▸ DATA LINES:
----------------
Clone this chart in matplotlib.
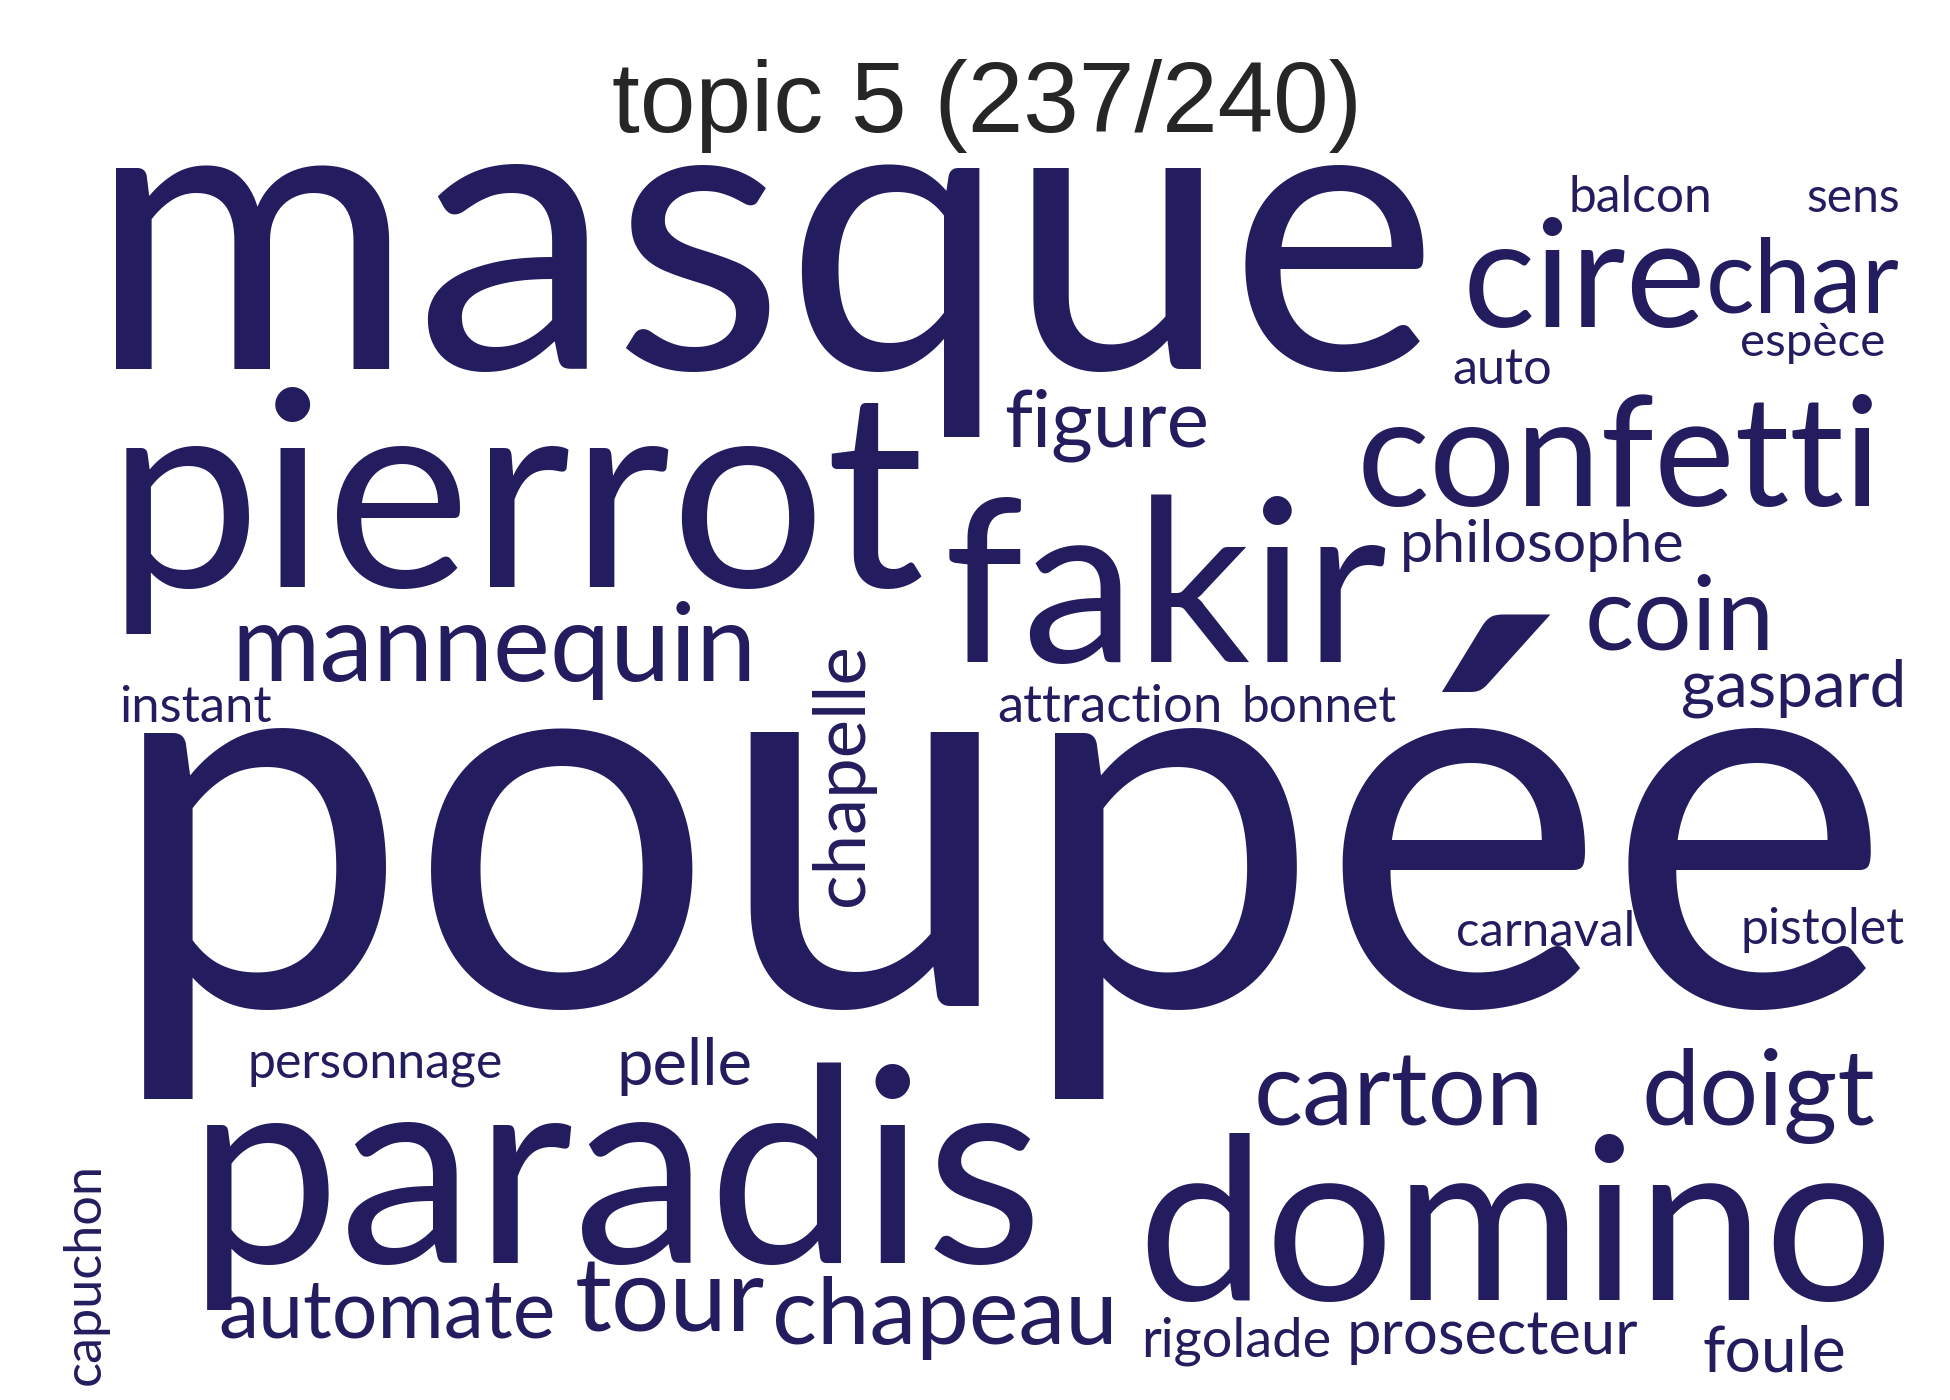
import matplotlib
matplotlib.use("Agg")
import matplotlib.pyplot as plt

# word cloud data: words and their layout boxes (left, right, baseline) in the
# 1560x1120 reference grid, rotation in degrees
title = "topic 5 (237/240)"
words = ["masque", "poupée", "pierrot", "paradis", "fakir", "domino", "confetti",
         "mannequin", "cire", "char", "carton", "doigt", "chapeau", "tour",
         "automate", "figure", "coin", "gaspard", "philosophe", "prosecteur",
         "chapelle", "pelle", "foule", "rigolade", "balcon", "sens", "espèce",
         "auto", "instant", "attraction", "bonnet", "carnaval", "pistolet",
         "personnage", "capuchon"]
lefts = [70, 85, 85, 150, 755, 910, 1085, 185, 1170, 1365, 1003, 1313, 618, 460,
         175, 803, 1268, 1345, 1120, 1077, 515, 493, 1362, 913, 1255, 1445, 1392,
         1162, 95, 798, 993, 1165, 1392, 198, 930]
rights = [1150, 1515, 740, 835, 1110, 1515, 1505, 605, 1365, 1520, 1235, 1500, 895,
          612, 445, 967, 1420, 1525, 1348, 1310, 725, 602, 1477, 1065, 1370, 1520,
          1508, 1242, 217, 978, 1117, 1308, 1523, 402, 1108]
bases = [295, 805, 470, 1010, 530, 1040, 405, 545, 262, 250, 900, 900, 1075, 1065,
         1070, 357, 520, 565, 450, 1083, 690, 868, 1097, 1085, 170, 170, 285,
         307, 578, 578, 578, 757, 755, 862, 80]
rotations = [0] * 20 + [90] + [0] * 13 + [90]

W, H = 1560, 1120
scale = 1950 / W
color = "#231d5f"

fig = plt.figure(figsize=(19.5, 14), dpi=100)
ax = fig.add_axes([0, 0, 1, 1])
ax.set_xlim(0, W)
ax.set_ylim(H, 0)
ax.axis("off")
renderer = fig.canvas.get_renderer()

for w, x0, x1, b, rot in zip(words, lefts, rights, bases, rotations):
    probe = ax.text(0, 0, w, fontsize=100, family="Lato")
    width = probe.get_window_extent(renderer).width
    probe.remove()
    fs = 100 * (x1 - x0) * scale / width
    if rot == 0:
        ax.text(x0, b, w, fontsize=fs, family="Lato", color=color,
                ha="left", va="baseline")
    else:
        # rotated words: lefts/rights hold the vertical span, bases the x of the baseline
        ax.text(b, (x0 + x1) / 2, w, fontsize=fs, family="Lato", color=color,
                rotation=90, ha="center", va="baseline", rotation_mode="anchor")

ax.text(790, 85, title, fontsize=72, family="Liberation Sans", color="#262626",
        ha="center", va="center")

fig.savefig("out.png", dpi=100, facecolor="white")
----------------
▸ OBJECTIVE:
Go through the listing above and write it out again exactly, dropping the pictures.

▸ REPLY:
Clone this chart in matplotlib.
import matplotlib
matplotlib.use("Agg")
import matplotlib.pyplot as plt

# word cloud data: words and their layout boxes (left, right, baseline) in the
# 1560x1120 reference grid, rotation in degrees
title = "topic 5 (237/240)"
words = ["masque", "poupée", "pierrot", "paradis", "fakir", "domino", "confetti",
         "mannequin", "cire", "char", "carton", "doigt", "chapeau", "tour",
         "automate", "figure", "coin", "gaspard", "philosophe", "prosecteur",
         "chapelle", "pelle", "foule", "rigolade", "balcon", "sens", "espèce",
         "auto", "instant", "attraction", "bonnet", "carnaval", "pistolet",
         "personnage", "capuchon"]
lefts = [70, 85, 85, 150, 755, 910, 1085, 185, 1170, 1365, 1003, 1313, 618, 460,
         175, 803, 1268, 1345, 1120, 1077, 515, 493, 1362, 913, 1255, 1445, 1392,
         1162, 95, 798, 993, 1165, 1392, 198, 930]
rights = [1150, 1515, 740, 835, 1110, 1515, 1505, 605, 1365, 1520, 1235, 1500, 895,
          612, 445, 967, 1420, 1525, 1348, 1310, 725, 602, 1477, 1065, 1370, 1520,
          1508, 1242, 217, 978, 1117, 1308, 1523, 402, 1108]
bases = [295, 805, 470, 1010, 530, 1040, 405, 545, 262, 250, 900, 900, 1075, 1065,
         1070, 357, 520, 565, 450, 1083, 690, 868, 1097, 1085, 170, 170, 285,
         307, 578, 578, 578, 757, 755, 862, 80]
rotations = [0] * 20 + [90] + [0] * 13 + [90]

W, H = 1560, 1120
scale = 1950 / W
color = "#231d5f"

fig = plt.figure(figsize=(19.5, 14), dpi=100)
ax = fig.add_axes([0, 0, 1, 1])
ax.set_xlim(0, W)
ax.set_ylim(H, 0)
ax.axis("off")
renderer = fig.canvas.get_renderer()

for w, x0, x1, b, rot in zip(words, lefts, rights, bases, rotations):
    probe = ax.text(0, 0, w, fontsize=100, family="Lato")
    width = probe.get_window_extent(renderer).width
    probe.remove()
    fs = 100 * (x1 - x0) * scale / width
    if rot == 0:
        ax.text(x0, b, w, fontsize=fs, family="Lato", color=color,
                ha="left", va="baseline")
    else:
        # rotated words: lefts/rights hold the vertical span, bases the x of the baseline
        ax.text(b, (x0 + x1) / 2, w, fontsize=fs, family="Lato", color=color,
                rotation=90, ha="center", va="baseline", rotation_mode="anchor")

ax.text(790, 85, title, fontsize=72, family="Liberation Sans", color="#262626",
        ha="center", va="center")

fig.savefig("out.png", dpi=100, facecolor="white")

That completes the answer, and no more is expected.